An 11 page document crammed with text that Rebbe penned in 1939 at the request of his father-in-law contains an in-depth analysis of the menorah, the candelabra that stood in the Holy Temple in Jerusalem. In the work, the Rebbe dissects a complicated and difficult difference of opinion among sages regarding which direction the menorah faced in the Temple. The dispute has implications for how the candles on the menorah were aligned.

Following its discovery, the text was deciphered by three scholars who worked full-time for four months, according to Rabbi Chaim Shaul Brook, who is part of the editorial team that worked on publishing the notebooks. The team wrote a commentary on the text, including extensive footnotes. During 1997, the document was published weekly by Kehot Publication Society in 21 installments and later in a 150-page book.

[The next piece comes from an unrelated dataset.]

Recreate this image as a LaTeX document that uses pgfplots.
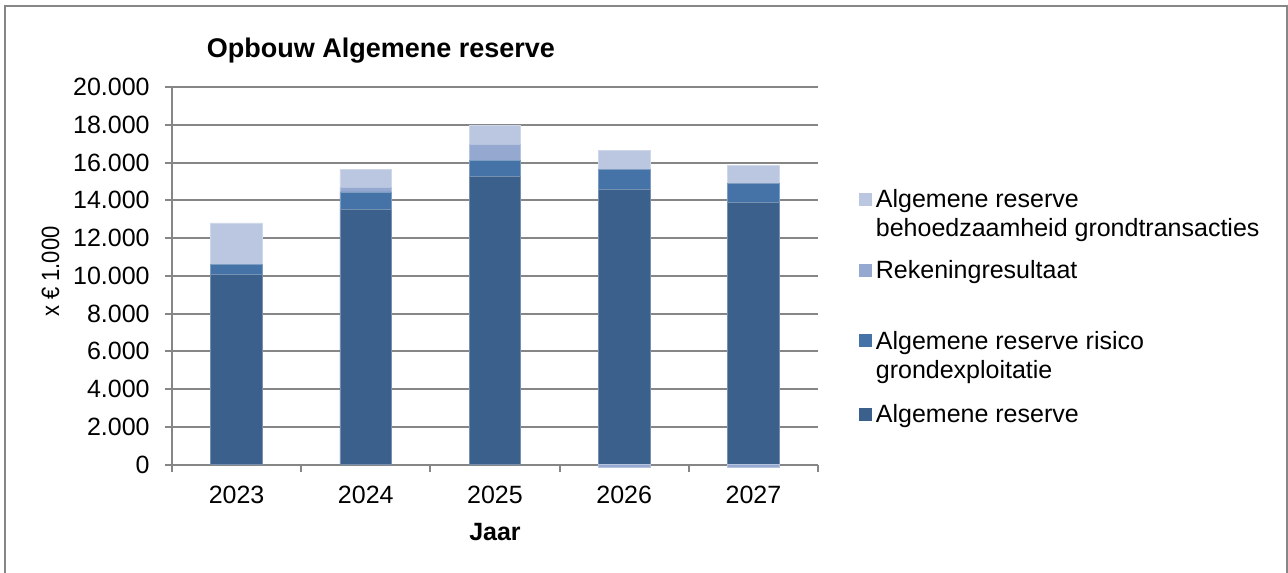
\documentclass[border=0pt]{standalone}
\usepackage{fontspec}
\setmainfont{Liberation Sans}
\usepackage{graphicx}
\usepackage{pgfplots}
\pgfplotsset{compat=1.18}
\definecolor{cA}{RGB}{59,96,140}
\definecolor{cB}{RGB}{69,115,167}
\definecolor{cC}{RGB}{149,169,208}
\definecolor{cD}{RGB}{187,199,224}
\definecolor{gridc}{RGB}{134,134,134}
\newcommand{\LS}[1]{\rule[-3.5pt]{0pt}{#1}}
\begin{document}
\begin{tikzpicture}
\useasboundingbox (0,0) rectangle (644pt,-286pt);
\draw[draw=gridc, line width=1pt] (2.5pt,-287pt) -- (2.5pt,-3pt) -- (643.5pt,-3pt) -- (643.5pt,-287pt);
\begin{axis}[
  at={(86pt,-232.25pt)}, anchor=south west,
  width=323pt, height=188.75pt, scale only axis,
  xmin=-0.5, xmax=4.5, ymin=0, ymax=20000,
  enlargelimits=false,
  ybar stacked, bar width=25.85pt,
  axis lines=left, axis line style={-, draw=gridc, line width=1pt},
  xtick={0,1,2,3,4}, xticklabels={2023,2024,2025,2026,2027},
  major x tick style={draw=none},
  minor xtick={-0.5,0.5,1.5,2.5,3.5,4.5},
  tick align=outside,
  major tick length=3.5pt, minor tick length=3.5pt,
  tick style={draw=gridc, line width=1pt},
  ytick={0,2000,...,20000},
  scaled y ticks=false,
  yticklabels={0,2.000,4.000,6.000,8.000,10.000,12.000,14.000,16.000,18.000,20.000},
  ymajorgrids, grid style={draw=gridc, line width=1pt},
  ticklabel style={font=\fontsize{12.5}{14}\selectfont, inner sep=0pt},
  yticklabel style={anchor=east, xshift=-7.5pt},
  xticklabel style={anchor=base, yshift=-15.9pt},
  title={Opbouw Algemene reserve},
  title style={at={(0.3234,1.047)}, anchor=base, inner sep=0pt, font=\bfseries\fontsize{13.5}{15}\selectfont},
  xlabel={Jaar},
  xlabel style={at={(0.5,-0.2)}, anchor=base, inner sep=0pt, font=\bfseries\fontsize{12.5}{14}\selectfont},
  ylabel={\scalebox{0.88}[1]{x € 1.000}},
  ylabel style={at={(-0.188,0.511)}, anchor=center, inner sep=0pt, font=\fontsize{12.5}{14}\selectfont},
  legend style={at={(1.0624,0.7412)}, anchor=north west, draw=none, fill=none, inner sep=0pt,
    row sep=0pt, column sep=0pt, font=\fontsize{12.5}{14}\selectfont,
    cells={anchor=base west, inner sep=0pt}},
]
\addplot[forget plot, fill=cA, draw=cA!70!white, line width=0.4pt] coordinates {(0,10080) (1,13500) (2,15260) (3,14590) (4,13880)};
\addplot[forget plot, fill=cB, draw=cB!70!white, line width=0.4pt] coordinates {(0,520) (1,940) (2,850) (3,1060) (4,990)};
\addplot[forget plot, fill=cC, draw=cC!70!white, line width=0.4pt] coordinates {(0,0) (1,220) (2,830) (3,0) (4,0)};
\addplot[forget plot, fill=cD, draw=cD!70!white, line width=0.4pt] coordinates {(0,2200) (1,990) (2,1030) (3,990) (4,990)};
\addlegendimage{legend image code/.code={\fill[cD] (0pt,1.1pt) rectangle (6.2pt,7.1pt);}}
\addlegendentry{\LS{12pt}Algemene reserve}
\addlegendimage{empty legend}
\addlegendentry{\LS{12pt}behoedzaamheid grondtransacties}
\addlegendimage{legend image code/.code={\fill[cC] (0pt,1.1pt) rectangle (6.2pt,7.1pt);}}
\addlegendentry{\LS{19pt}Rekeningresultaat}
\addlegendimage{legend image code/.code={\fill[cB] (0pt,1.1pt) rectangle (6.2pt,7.1pt);}}
\addlegendentry{\LS{33.35pt}Algemene reserve risico}
\addlegendimage{empty legend}
\addlegendentry{\LS{12pt}grondexploitatie}
\addlegendimage{legend image code/.code={\fill[cA] (0pt,1.1pt) rectangle (6.2pt,7.1pt);}}
\addlegendentry{\LS{20.15pt}Algemene reserve}
\end{axis}
\begin{axis}[
  at={(86pt,-232.25pt)}, anchor=south west,
  width=323pt, height=188.75pt, scale only axis,
  xmin=-0.5, xmax=4.5, ymin=0, ymax=20000,
  enlargelimits=false, hide axis, clip=false,
  ybar, bar width=25.85pt,
]
\addplot[fill=cC, draw=cC!70!white, line width=0.4pt] coordinates {(3,-150) (4,-150)};
\end{axis}
\end{tikzpicture}
\end{document}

While most do not know for certain where the Rebbe received texts upon which he could base his work, Lax provided a potential answer.

"I once met him, I had to translate something from Greek to French," related Lax, who said that he had to go to the Sainte-Geneviève library in the vicinity of the Sorbonne to work on his translation. The library owns handwritten editions of the Jerusalem Talmud, original manuscripts by Maimonides and other Jewish texts.

"The Rebbe was sitting not far from me," said Lax. "He spent a lot time there on the research."

Officials at JEM were quick to portray the DVD as a glimpse into the Rebbe's life, instead of a full-blown documentary. They said that video leaves open many avenues for further exploration.

While the DVD provides valuable information about the Rebbe's early years as a result of such previously concealed information, it leaves much more still to be discovered, said Yechiel Cagen, who directed the production.

"At a screening," said Cagen, by way of example, "there was an individual who has valuable information about the Rebbe's life [and] who, as of yet, is not comfortable to share his personal stories on video."